**DATA SUPPLIED**
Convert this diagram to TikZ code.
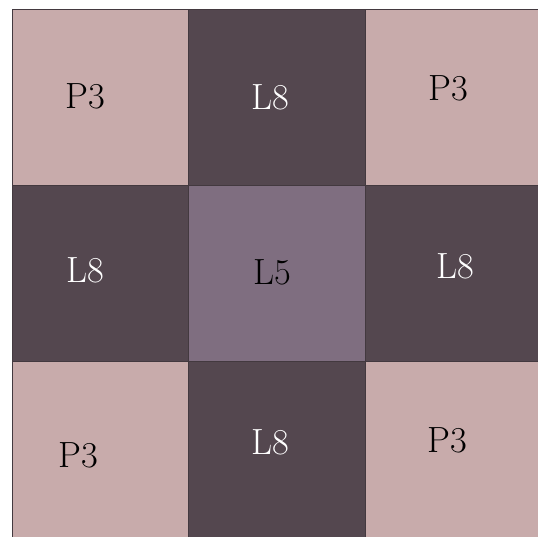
\documentclass[tikz,border=0pt]{standalone}
\usepackage{tikz}
\usetikzlibrary{positioning}
\definecolor{rosepatch}{HTML}{C8ABAB}
\definecolor{darkpatch}{HTML}{54474F}
\definecolor{midpatch}{HTML}{7F6E80}

\begin{document}
\begin{tikzpicture}[x=0.02cm, y=-0.02cm,
  patch/.style={draw=darkpatch!80!black, line width=0.4pt},
  lbl/.style={font=\huge, inner sep=0pt},
  lbldark/.style={lbl, text=white}
]
\useasboundingbox (0,0) rectangle (538,537);
\fill[white] (0,0) rectangle (538,537);
% top row
\draw[patch, fill=rosepatch] (12,9)   rectangle (188,185);
\draw[patch, fill=darkpatch] (188,9)  rectangle (365,185);
\draw[patch, fill=rosepatch] (365,9)  rectangle (538,185);
% middle row
\draw[patch, fill=darkpatch] (12,185)  rectangle (188,361);
\draw[patch, fill=midpatch]  (188,185) rectangle (365,361);
\draw[patch, fill=darkpatch] (365,185) rectangle (538,361);
% bottom row
\draw[patch, fill=rosepatch] (12,361)  rectangle (188,537);
\draw[patch, fill=darkpatch] (188,361) rectangle (365,537);
\draw[patch, fill=rosepatch] (365,361) rectangle (538,537);
% labels
\node[lbl]     (tl) at (85,96)   {P3};
\node[lbldark] (tm) at (270,97)  {L8};
\node[lbl]     (tr) at (448,88)  {P3};
\node[lbldark] (ml) at (85,270)  {L8};
\node[lbl]     (mm) at (272,272) {L5};
\node[lbldark] (mr) at (455,266) {L8};
\node[lbl]     (bl) at (78,455)  {P3};
\node[lbldark] (bm) at (270,442) {L8};
\node[lbl]     (br) at (447,440) {P3};
\end{tikzpicture}
\end{document}
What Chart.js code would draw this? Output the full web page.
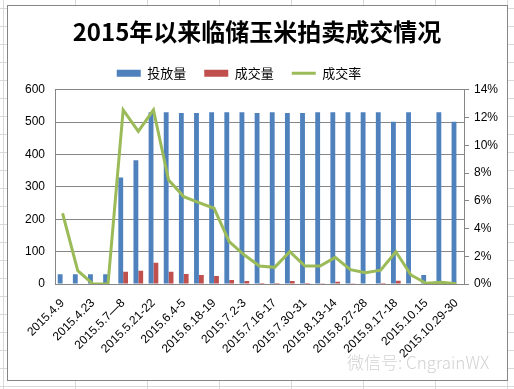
<!DOCTYPE html>
<html>
<head>
<meta charset="utf-8">
<script src="https://cdn.jsdelivr.net/npm/chart.js@4.4.0/dist/chart.umd.min.js"></script>
<style>
    html, body {
        margin: 0;
        padding: 0;
        width: 514px;
        height: 389px;
        overflow: hidden;
        background-color: #fff;
        background-image:
            repeating-linear-gradient(to right, #d9d9d9 0, #d9d9d9 1px, transparent 1px, transparent 72px),
            repeating-linear-gradient(to bottom, #d9d9d9 0, #d9d9d9 1px, transparent 1px, transparent 18px);
        background-position: 3px 0, 0 8px;
    }
    #frame {
        position: absolute;
        left: 7px;
        top: 5px;
        width: 499px;
        height: 374px;
        background: #fff;
        border: 1px solid #868686;
    }
    #chart-wrap {
        position: absolute;
        left: 0;
        top: 0;
        width: 514px;
        height: 389px;
    }
    #watermark {
        position: absolute;
        left: 347px;
        top: 352px;
        font-family: "Noto Sans CJK SC", sans-serif;
        font-weight: 300;
        font-size: 17px;
        color: #d2d2d2;
        white-space: nowrap;
        line-height: 20px;
    }
</style>
</head>
<body>
<div id="frame"></div>
<div id="chart-wrap"><canvas id="auction-chart" width="514" height="389"></canvas></div>
<div id="watermark">微信号: CngrainWX</div>
<script>
// Tick labels shown on the category axis (every other auction date)
const tickLabels = ['2015.4.9', '2015.4.23', '2015.5.7—8', '2015.5.21-22', '2015.6.4-5', '2015.6.18-19',
    '2015.7.2-3', '2015.7.16-17', '2015.7.30-31', '2015.8.13-14', '2015.8.27-28', '2015.9.17-18',
    '2015.10.15', '2015.10.29-30'];

// 投放量 (offered volume)
const offered = [30, 30, 30, 30, 329, 382, 531, 531, 528, 528, 531, 531, 531, 528,
    531, 528, 528, 531, 531, 531, 531, 531, 501, 531, 28, 531, 501];

// 成交量 (traded volume)
const traded = [0, 0, 0, 0, 38, 41, 66, 38, 31, 28, 25, 12, 9, 3,
    3, 9, 3, 2, 7, 2, 0, 3, 10, 0, 0, 0, 0];

// 成交率 (%)
const tradeRate = [5.1, 0.96, 0, 0, 12.55, 11.0, 12.55, 7.5, 6.3, 5.87, 5.46, 3.05, 2.09, 1.3,
    1.2, 2.33, 1.3, 1.3, 1.92, 1.03, 0.82, 1.0, 2.33, 0.65, 0.05, 0.12, 0.02];

// 27 auctions, only every other one is labelled
const categories = offered.map((v, i) => (i % 2 === 0 ? tickLabels[i / 2] : ''));

const fontFamily = '"Liberation Sans", "Noto Sans CJK SC", sans-serif';
const axisColor = '#868686';

// the legend in the original sits a little left of centre
const legendShift = {
    id: 'legendShift',
    afterLayout(chart) {
        chart.legend.left -= 18;
        chart.legend.right -= 18;
    }
};

new Chart(document.getElementById('auction-chart'), {
    type: 'bar',
    data: {
        labels: categories,
        datasets: [
            {
                label: '投放量',
                data: offered,
                backgroundColor: '#4F81BD',
                yAxisID: 'y',
                categoryPercentage: 0.64,
                barPercentage: 1.0,
                pointStyle: 'rect',
                order: 1
            },
            {
                label: '成交量',
                data: traded,
                backgroundColor: '#C0504D',
                yAxisID: 'y',
                categoryPercentage: 0.64,
                barPercentage: 1.0,
                pointStyle: 'rect',
                order: 1
            },
            {
                type: 'line',
                label: '成交率',
                data: tradeRate,
                borderColor: '#9BBB59',
                backgroundColor: '#9BBB59',
                borderWidth: 3,
                pointRadius: 0,
                pointStyle: 'line',
                tension: 0,
                yAxisID: 'y1',
                order: 0
            }
        ]
    },
    plugins: [legendShift],
    options: {
        responsive: false,
        animation: false,
        devicePixelRatio: 1,
        layout: {
            padding: { left: 10, right: 10, top: 7, bottom: 10 }
        },
        plugins: {
            title: {
                display: true,
                text: '2015年以来临储玉米拍卖成交情况',
                color: '#000',
                font: { size: 24, weight: 'bold', family: '"Noto Sans CJK SC", sans-serif' },
                padding: { top: 10, bottom: 3 }
            },
            legend: {
                position: 'top',
                labels: {
                    color: '#000',
                    font: { size: 13, family: '"Noto Sans CJK SC", sans-serif' },
                    usePointStyle: true,
                    pointStyleWidth: 24,
                    boxHeight: 7,
                    padding: 18,
                    sort: (a, b) => a.datasetIndex - b.datasetIndex
                }
            },
            tooltip: { enabled: false }
        },
        scales: {
            x: {
                grid: { display: true, drawOnChartArea: false, drawTicks: false },
                border: { color: axisColor },
                ticks: {
                    autoSkip: false,
                    minRotation: 45,
                    maxRotation: 45,
                    padding: 12,
                    color: '#000',
                    font: { size: 12, family: fontFamily }
                },
                afterFit: function(scale) { scale.height = 95; }
            },
            y: {
                position: 'left',
                min: 0,
                max: 600,
                grid: { color: axisColor, drawTicks: false },
                border: { color: axisColor },
                ticks: {
                    stepSize: 100,
                    padding: 10,
                    color: '#000',
                    font: { size: 12, family: fontFamily }
                },
                afterFit: function(scale) { scale.width = 45; }
            },
            y1: {
                position: 'right',
                min: 0,
                max: 14,
                grid: { drawOnChartArea: false, color: axisColor, tickLength: 5 },
                border: { color: axisColor },
                ticks: {
                    stepSize: 2,
                    padding: 5,
                    color: '#000',
                    font: { size: 12, family: fontFamily },
                    callback: function(value) { return value + '%'; }
                },
                afterFit: function(scale) { scale.width = 40; }
            }
        }
    }
});
</script>
</body>
</html>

**WRITTEN TASK**
Images in the data above are to be skipped. Retype all other material exactly.

**OUTPUT FOR THIS TASK**
Convert this diagram to TikZ code.
\documentclass[tikz,border=0pt]{standalone}
\usepackage{tikz}
\usetikzlibrary{positioning}
\definecolor{rosepatch}{HTML}{C8ABAB}
\definecolor{darkpatch}{HTML}{54474F}
\definecolor{midpatch}{HTML}{7F6E80}

\begin{document}
\begin{tikzpicture}[x=0.02cm, y=-0.02cm,
  patch/.style={draw=darkpatch!80!black, line width=0.4pt},
  lbl/.style={font=\huge, inner sep=0pt},
  lbldark/.style={lbl, text=white}
]
\useasboundingbox (0,0) rectangle (538,537);
\fill[white] (0,0) rectangle (538,537);
% top row
\draw[patch, fill=rosepatch] (12,9)   rectangle (188,185);
\draw[patch, fill=darkpatch] (188,9)  rectangle (365,185);
\draw[patch, fill=rosepatch] (365,9)  rectangle (538,185);
% middle row
\draw[patch, fill=darkpatch] (12,185)  rectangle (188,361);
\draw[patch, fill=midpatch]  (188,185) rectangle (365,361);
\draw[patch, fill=darkpatch] (365,185) rectangle (538,361);
% bottom row
\draw[patch, fill=rosepatch] (12,361)  rectangle (188,537);
\draw[patch, fill=darkpatch] (188,361) rectangle (365,537);
\draw[patch, fill=rosepatch] (365,361) rectangle (538,537);
% labels
\node[lbl]     (tl) at (85,96)   {P3};
\node[lbldark] (tm) at (270,97)  {L8};
\node[lbl]     (tr) at (448,88)  {P3};
\node[lbldark] (ml) at (85,270)  {L8};
\node[lbl]     (mm) at (272,272) {L5};
\node[lbldark] (mr) at (455,266) {L8};
\node[lbl]     (bl) at (78,455)  {P3};
\node[lbldark] (bm) at (270,442) {L8};
\node[lbl]     (br) at (447,440) {P3};
\end{tikzpicture}
\end{document}
What Chart.js code would draw this? Output the full web page.
<!DOCTYPE html>
<html>
<head>
<meta charset="utf-8">
<script src="https://cdn.jsdelivr.net/npm/chart.js@4.4.0/dist/chart.umd.min.js"></script>
<style>
    html, body {
        margin: 0;
        padding: 0;
        width: 514px;
        height: 389px;
        overflow: hidden;
        background-color: #fff;
        background-image:
            repeating-linear-gradient(to right, #d9d9d9 0, #d9d9d9 1px, transparent 1px, transparent 72px),
            repeating-linear-gradient(to bottom, #d9d9d9 0, #d9d9d9 1px, transparent 1px, transparent 18px);
        background-position: 3px 0, 0 8px;
    }
    #frame {
        position: absolute;
        left: 7px;
        top: 5px;
        width: 499px;
        height: 374px;
        background: #fff;
        border: 1px solid #868686;
    }
    #chart-wrap {
        position: absolute;
        left: 0;
        top: 0;
        width: 514px;
        height: 389px;
    }
    #watermark {
        position: absolute;
        left: 347px;
        top: 352px;
        font-family: "Noto Sans CJK SC", sans-serif;
        font-weight: 300;
        font-size: 17px;
        color: #d2d2d2;
        white-space: nowrap;
        line-height: 20px;
    }
</style>
</head>
<body>
<div id="frame"></div>
<div id="chart-wrap"><canvas id="auction-chart" width="514" height="389"></canvas></div>
<div id="watermark">微信号: CngrainWX</div>
<script>
// Tick labels shown on the category axis (every other auction date)
const tickLabels = ['2015.4.9', '2015.4.23', '2015.5.7—8', '2015.5.21-22', '2015.6.4-5', '2015.6.18-19',
    '2015.7.2-3', '2015.7.16-17', '2015.7.30-31', '2015.8.13-14', '2015.8.27-28', '2015.9.17-18',
    '2015.10.15', '2015.10.29-30'];

// 投放量 (offered volume)
const offered = [30, 30, 30, 30, 329, 382, 531, 531, 528, 528, 531, 531, 531, 528,
    531, 528, 528, 531, 531, 531, 531, 531, 501, 531, 28, 531, 501];

// 成交量 (traded volume)
const traded = [0, 0, 0, 0, 38, 41, 66, 38, 31, 28, 25, 12, 9, 3,
    3, 9, 3, 2, 7, 2, 0, 3, 10, 0, 0, 0, 0];

// 成交率 (%)
const tradeRate = [5.1, 0.96, 0, 0, 12.55, 11.0, 12.55, 7.5, 6.3, 5.87, 5.46, 3.05, 2.09, 1.3,
    1.2, 2.33, 1.3, 1.3, 1.92, 1.03, 0.82, 1.0, 2.33, 0.65, 0.05, 0.12, 0.02];

// 27 auctions, only every other one is labelled
const categories = offered.map((v, i) => (i % 2 === 0 ? tickLabels[i / 2] : ''));

const fontFamily = '"Liberation Sans", "Noto Sans CJK SC", sans-serif';
const axisColor = '#868686';

// the legend in the original sits a little left of centre
const legendShift = {
    id: 'legendShift',
    afterLayout(chart) {
        chart.legend.left -= 18;
        chart.legend.right -= 18;
    }
};

new Chart(document.getElementById('auction-chart'), {
    type: 'bar',
    data: {
        labels: categories,
        datasets: [
            {
                label: '投放量',
                data: offered,
                backgroundColor: '#4F81BD',
                yAxisID: 'y',
                categoryPercentage: 0.64,
                barPercentage: 1.0,
                pointStyle: 'rect',
                order: 1
            },
            {
                label: '成交量',
                data: traded,
                backgroundColor: '#C0504D',
                yAxisID: 'y',
                categoryPercentage: 0.64,
                barPercentage: 1.0,
                pointStyle: 'rect',
                order: 1
            },
            {
                type: 'line',
                label: '成交率',
                data: tradeRate,
                borderColor: '#9BBB59',
                backgroundColor: '#9BBB59',
                borderWidth: 3,
                pointRadius: 0,
                pointStyle: 'line',
                tension: 0,
                yAxisID: 'y1',
                order: 0
            }
        ]
    },
    plugins: [legendShift],
    options: {
        responsive: false,
        animation: false,
        devicePixelRatio: 1,
        layout: {
            padding: { left: 10, right: 10, top: 7, bottom: 10 }
        },
        plugins: {
            title: {
                display: true,
                text: '2015年以来临储玉米拍卖成交情况',
                color: '#000',
                font: { size: 24, weight: 'bold', family: '"Noto Sans CJK SC", sans-serif' },
                padding: { top: 10, bottom: 3 }
            },
            legend: {
                position: 'top',
                labels: {
                    color: '#000',
                    font: { size: 13, family: '"Noto Sans CJK SC", sans-serif' },
                    usePointStyle: true,
                    pointStyleWidth: 24,
                    boxHeight: 7,
                    padding: 18,
                    sort: (a, b) => a.datasetIndex - b.datasetIndex
                }
            },
            tooltip: { enabled: false }
        },
        scales: {
            x: {
                grid: { display: true, drawOnChartArea: false, drawTicks: false },
                border: { color: axisColor },
                ticks: {
                    autoSkip: false,
                    minRotation: 45,
                    maxRotation: 45,
                    padding: 12,
                    color: '#000',
                    font: { size: 12, family: fontFamily }
                },
                afterFit: function(scale) { scale.height = 95; }
            },
            y: {
                position: 'left',
                min: 0,
                max: 600,
                grid: { color: axisColor, drawTicks: false },
                border: { color: axisColor },
                ticks: {
                    stepSize: 100,
                    padding: 10,
                    color: '#000',
                    font: { size: 12, family: fontFamily }
                },
                afterFit: function(scale) { scale.width = 45; }
            },
            y1: {
                position: 'right',
                min: 0,
                max: 14,
                grid: { drawOnChartArea: false, color: axisColor, tickLength: 5 },
                border: { color: axisColor },
                ticks: {
                    stepSize: 2,
                    padding: 5,
                    color: '#000',
                    font: { size: 12, family: fontFamily },
                    callback: function(value) { return value + '%'; }
                },
                afterFit: function(scale) { scale.width = 40; }
            }
        }
    }
});
</script>
</body>
</html>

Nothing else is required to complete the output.